North Carolina AG Asks Appeals Court To Toss Criminal Libel Law

North Carolina’s Attorney General Josh Stein has asked a U.S. Appeals Court to declare a 91-year-old criminal libel law unconstitutional. 

That court, the U.S. Court of Appeals for the fourth Circuit, had blocked enforcement of the law against Stein and campaign associates who could have faced charges under the statute, in August. 

Stein argues that the law, which has “existed in virtual desuetude” for 91 years, violates the First Amendment because it is “a content-based restriction that criminalizes core political speech – statements about candidates and elections.”

He continues that the law is “overbroad in the speech that it reaches, underinclusive in the campaign speech that it allows, and not narrowly tailored to serve the government’s interest using the least restrictive means.”



The case concerns slurs exchanged between the 2020 campaigns of Democrat Stein and Republican Jim O’Neill for the office of Attorney General.

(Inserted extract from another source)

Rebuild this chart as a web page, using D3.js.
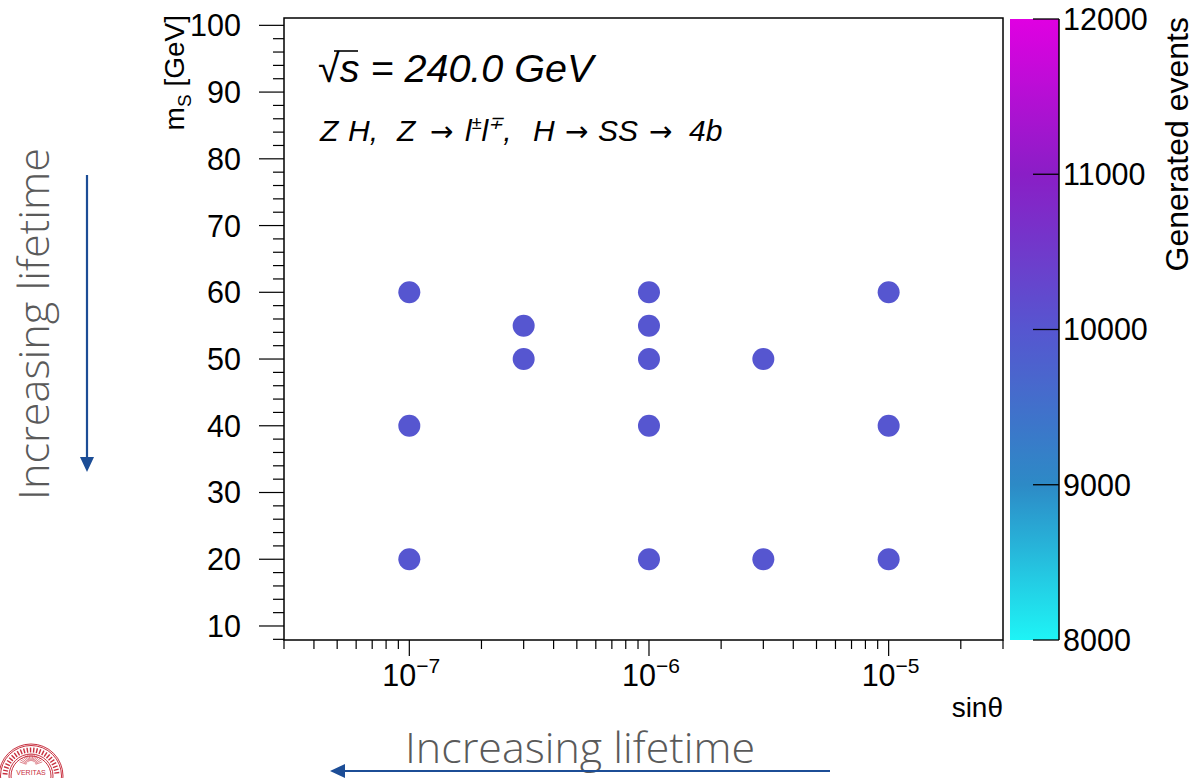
<!DOCTYPE html>
<html><head><meta charset="utf-8">
<script src="https://cdn.jsdelivr.net/npm/d3@7"></script>
<style>
html,body{margin:0;padding:0;background:#fff;}
svg{display:block;}
</style></head>
<body>
<svg id="chart" width="1194" height="778"></svg>
<script>
// ---- data ----
const sinTheta = [1e-7, 1e-7, 1e-7, 3e-7, 3e-7, 1e-6, 1e-6, 1e-6, 1e-6, 1e-6, 3e-6, 3e-6, 1e-5, 1e-5, 1e-5];
const massS    = [60, 40, 20, 55, 50, 60, 55, 50, 40, 20, 50, 20, 60, 40, 20];
const events   = [10000, 10000, 10000, 10000, 10000, 10000, 10000, 10000, 10000, 10000, 10000, 10000, 10000, 10000, 10000];
const yTicks = [10, 20, 30, 40, 50, 60, 70, 80, 90, 100];
const xMajorExp = [-7, -6, -5];
const zTicks = [8000, 9000, 10000, 11000, 12000];
const paletteStops = [8000, 9000, 10000, 11000, 12000];
const paletteColors = ["#1ef4f6", "#2d8ac6", "#5656d0", "#8a1ec6", "#e000e2"];

const svg = d3.select("#chart");
const plot = {l: 284, r: 1003, t: 18, b: 640};

const x = d3.scaleLog().domain([3e-8, 3e-5]).range([plot.l, plot.r]);
const y = d3.scaleLinear().domain([7.9, 101.1]).range([plot.b, plot.t]);
const color = d3.scaleLinear().domain(paletteStops).range(paletteColors);
const z = d3.scaleLinear().domain([8000, 12000]).range([640, 19]);

const FONT = "'Liberation Sans', Arial, Helvetica, sans-serif";
const LBL = 30.5;

// frame
svg.append("rect").attr("x", plot.l).attr("y", plot.t)
  .attr("width", plot.r - plot.l).attr("height", plot.b - plot.t)
  .attr("fill", "none").attr("stroke", "#000").attr("stroke-width", 1.5);

// y axis ticks
const yMinor = d3.range(8, 101, 2);
svg.append("g").selectAll("line").data(yMinor).join("line")
  .attr("x1", d => plot.l - (d % 10 === 0 ? 25 : 11)).attr("x2", plot.l)
  .attr("y1", d => y(d)).attr("y2", d => y(d))
  .attr("stroke", "#000").attr("stroke-width", 1.2);
svg.append("g").selectAll("text").data(yTicks).join("text")
  .attr("x", 241).attr("y", d => y(d)).attr("dy", "0.36em")
  .attr("text-anchor", "end").attr("font-family", FONT).attr("font-size", LBL)
  .text(d => d);

// x axis ticks
const xTicksAll = [];
for (let e = -8; e <= -5; e++) for (let m = 1; m <= 9; m++) {
  const v = m * Math.pow(10, e);
  if (v >= 3e-8 * 0.999 && v <= 3e-5 * 1.001) xTicksAll.push({v, major: m === 1});
}
svg.append("g").selectAll("line").data(xTicksAll).join("line")
  .attr("x1", d => x(d.v)).attr("x2", d => x(d.v))
  .attr("y1", plot.b).attr("y2", d => plot.b + (d.major ? 16 : 9))
  .attr("stroke", "#000").attr("stroke-width", 1.2);
const xl = svg.append("g").selectAll("text").data(xMajorExp).join("text")
  .attr("x", d => x(Math.pow(10, d)) - 27).attr("y", 686)
  .attr("font-family", FONT).attr("font-size", LBL);
xl.append("tspan").text("10");
xl.append("tspan").attr("font-size", 21).attr("dy", -13).text(d => "\u2212" + (-d));

// axis titles
svg.append("text").attr("x", 1003).attr("y", 717).attr("text-anchor", "end")
  .attr("font-family", FONT).attr("font-size", 28).text("sin\u03b8");
const yt = svg.append("text").attr("transform", "translate(184,15) rotate(-90)")
  .attr("text-anchor", "end").attr("font-family", FONT).attr("font-size", 28);
yt.append("tspan").text("m");
yt.append("tspan").attr("font-size", 19).attr("dy", 7).text("S");
yt.append("tspan").attr("dy", -7).text(" [GeV]");

// points
const pts = sinTheta.map((s, i) => ({s, m: massS[i], e: events[i]}));
svg.append("g").selectAll("circle").data(pts).join("circle")
  .attr("cx", d => x(d.s)).attr("cy", d => y(d.m)).attr("r", 11)
  .attr("fill", d => color(d.e));

// labels inside plot
const t1 = svg.append("text").attr("x", 318).attr("y", 82)
  .attr("font-family", FONT).attr("font-size", 39.5).attr("font-style", "italic");
t1.append("tspan").attr("font-style", "normal").text("\u221a");
t1.append("tspan").text("s = 240.0 GeV");
svg.append("line").attr("x1", 334).attr("x2", 358).attr("y1", 51).attr("y2", 51)
  .attr("stroke", "#000").attr("stroke-width", 1.6);

const ARW = "'DejaVu Sans', sans-serif";
const t2 = svg.append("text").attr("y", 141)
  .attr("font-family", FONT).attr("font-size", 30).attr("font-style", "italic");
t2.append("tspan").attr("x", 320).text("Z");
t2.append("tspan").attr("x", 348).text("H,");
t2.append("tspan").attr("x", 397).text("Z");
t2.append("tspan").attr("x", 430).attr("font-family", ARW).attr("font-style", "normal").attr("font-size", 28).text("\u2192");
t2.append("tspan").attr("x", 465).text("l");
t2.append("tspan").attr("font-size", 18).attr("dy", -12).text("\u00b1");
t2.append("tspan").attr("dy", 12).text("l");
t2.append("tspan").attr("font-size", 18).attr("dy", -12).text("\u2213");
t2.append("tspan").attr("dy", 12).text(",");
t2.append("tspan").attr("x", 533).text("H");
t2.append("tspan").attr("x", 565).attr("font-family", ARW).attr("font-style", "normal").attr("font-size", 28).text("\u2192");
t2.append("tspan").attr("x", 598).text("SS");
t2.append("tspan").attr("x", 649).attr("font-family", ARW).attr("font-style", "normal").attr("font-size", 28).text("\u2192");
t2.append("tspan").attr("x", 689).text("4b");

// colorbar
const defs = svg.append("defs");
const grad = defs.append("linearGradient").attr("id", "cbar")
  .attr("x1", 0).attr("y1", 1).attr("x2", 0).attr("y2", 0);
d3.range(0, 1.0001, 0.05).forEach(f => {
  grad.append("stop").attr("offset", f).attr("stop-color", color(8000 + f * 4000));
});
svg.append("rect").attr("x", 1010).attr("y", z(12000)).attr("width", 49)
  .attr("height", z(8000) - z(12000)).attr("fill", "url(#cbar)");
svg.append("line").attr("x1", 1059).attr("x2", 1059).attr("y1", z(12000)).attr("y2", z(8000))
  .attr("stroke", "#000").attr("stroke-width", 1.5);
svg.append("g").selectAll("line").data(zTicks).join("line")
  .attr("x1", 1033).attr("x2", 1059).attr("y1", d => z(d)).attr("y2", d => z(d))
  .attr("stroke", "#000").attr("stroke-width", 1.3);
svg.append("g").selectAll("text").data(zTicks).join("text")
  .attr("x", 1063).attr("y", d => z(d)).attr("dy", "0.36em")
  .attr("font-family", FONT).attr("font-size", LBL).text(d => d);
svg.append("text").attr("transform", "translate(1188,17) rotate(-90)")
  .attr("text-anchor", "end").attr("font-family", FONT).attr("font-size", 32)
  .text("Generated events");

// annotations: Increasing lifetime
const ANN = "'Open Sans', 'Noto Sans', sans-serif";
const blue = "#1c4d96";
svg.append("text").attr("transform", "translate(49,324) rotate(-90)")
  .attr("text-anchor", "middle").attr("font-family", ANN).attr("font-weight", 300)
  .attr("font-size", 42).attr("textLength", 352).attr("lengthAdjust", "spacingAndGlyphs")
  .attr("fill", "#5a5a5a").text("Increasing lifetime");
svg.append("line").attr("x1", 87).attr("x2", 87).attr("y1", 175).attr("y2", 458)
  .attr("stroke", blue).attr("stroke-width", 2.2);
svg.append("path").attr("d", "M80,457 L94,457 L87,472 Z").attr("fill", blue);

svg.append("text").attr("x", 580).attr("y", 763)
  .attr("text-anchor", "middle").attr("font-family", ANN).attr("font-weight", 300)
  .attr("font-size", 42).attr("textLength", 350).attr("lengthAdjust", "spacingAndGlyphs")
  .attr("fill", "#5a5a5a").text("Increasing lifetime");
svg.append("line").attr("x1", 830).attr("x2", 344).attr("y1", 771).attr("y2", 771)
  .attr("stroke", blue).attr("stroke-width", 2.2);
svg.append("path").attr("d", "M345,764 L345,778 L330,771 Z").attr("fill", blue);

// seal logo (bottom-left)
const red = "#c8303f";
const seal = svg.append("g").attr("transform", "translate(31,776)");
[32, 30.5, 22, 20].forEach(r => seal.append("circle").attr("r", r)
  .attr("fill", "none").attr("stroke", red).attr("stroke-width", 1));
seal.append("text").attr("y", -1).attr("text-anchor", "middle")
  .attr("font-family", FONT).attr("font-size", 7).attr("fill", red).text("VERITAS");
// ring of small marks standing in for the seal's lettering
d3.range(-175, -4, 7).forEach(a => {
  const rad = a * Math.PI / 180;
  seal.append("line").attr("x1", 23.5 * Math.cos(rad)).attr("y1", 23.5 * Math.sin(rad))
    .attr("x2", 28.5 * Math.cos(rad)).attr("y2", 28.5 * Math.sin(rad))
    .attr("stroke", red).attr("stroke-width", 1.4);
});
d3.range(-160, -19, 10).forEach(a => {
  const rad = a * Math.PI / 180;
  seal.append("line").attr("x1", 5 * Math.cos(rad)).attr("y1", -10 + 5 * Math.sin(rad))
    .attr("x2", 12 * Math.cos(rad)).attr("y2", -10 + 12 * Math.sin(rad))
    .attr("stroke", red).attr("stroke-width", 0.6);
});
</script>
</body></html>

O’Neill charged that Stein had let unused rape kits pile up.

Stein retaliated with a “corrective advertisement” created by Ralston Lapp Guinn Media Group. It charged that O’Neill had a large backlog of such kits in his own jurisdiction in Forsyth County.  

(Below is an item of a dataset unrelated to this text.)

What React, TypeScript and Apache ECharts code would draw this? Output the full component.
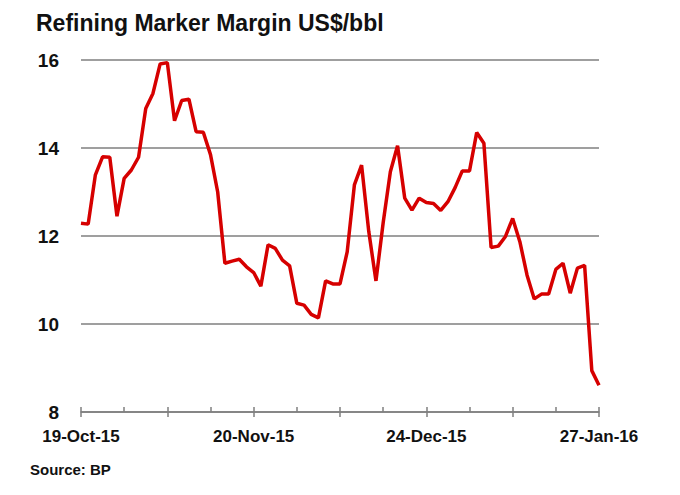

O’Neill, who is Forsyth County DA, disputed this ad, and filed a libel suit under the criminal law. 

“Rather than engage in counterspeech from his candidate’s platform (or filing a civil defamation claim), the challenger’s campaign sought to enlist the police power of the state to regulate political speech,” Stein contends.  

The Appeals Court decision blocking the law came shortly after the Wake County grand jury asked the district attorney general to submit an indictment for it to consider under the controversial law. Wake County District Attorney Lorrin Freeman was investigating the campaigns.  

There is little chance anyone will go to jail: The statute of limitations in the case could run out in October, The Carolina Journal reports. 

This case does not directly involve a publication, but the Reporters Committee for Freedom of the Press notes that it could have an impact on media.  

The Reporters Committee states that the Supreme Court may be called on to  “clarify the boundaries of the government’s ability to publish false speech outside the traditional bounds of defamation and fraud.” This could happen, as “a growing number of politicians make no secret of their desire to loosen libel laws to target press coverage they perceive as critical.”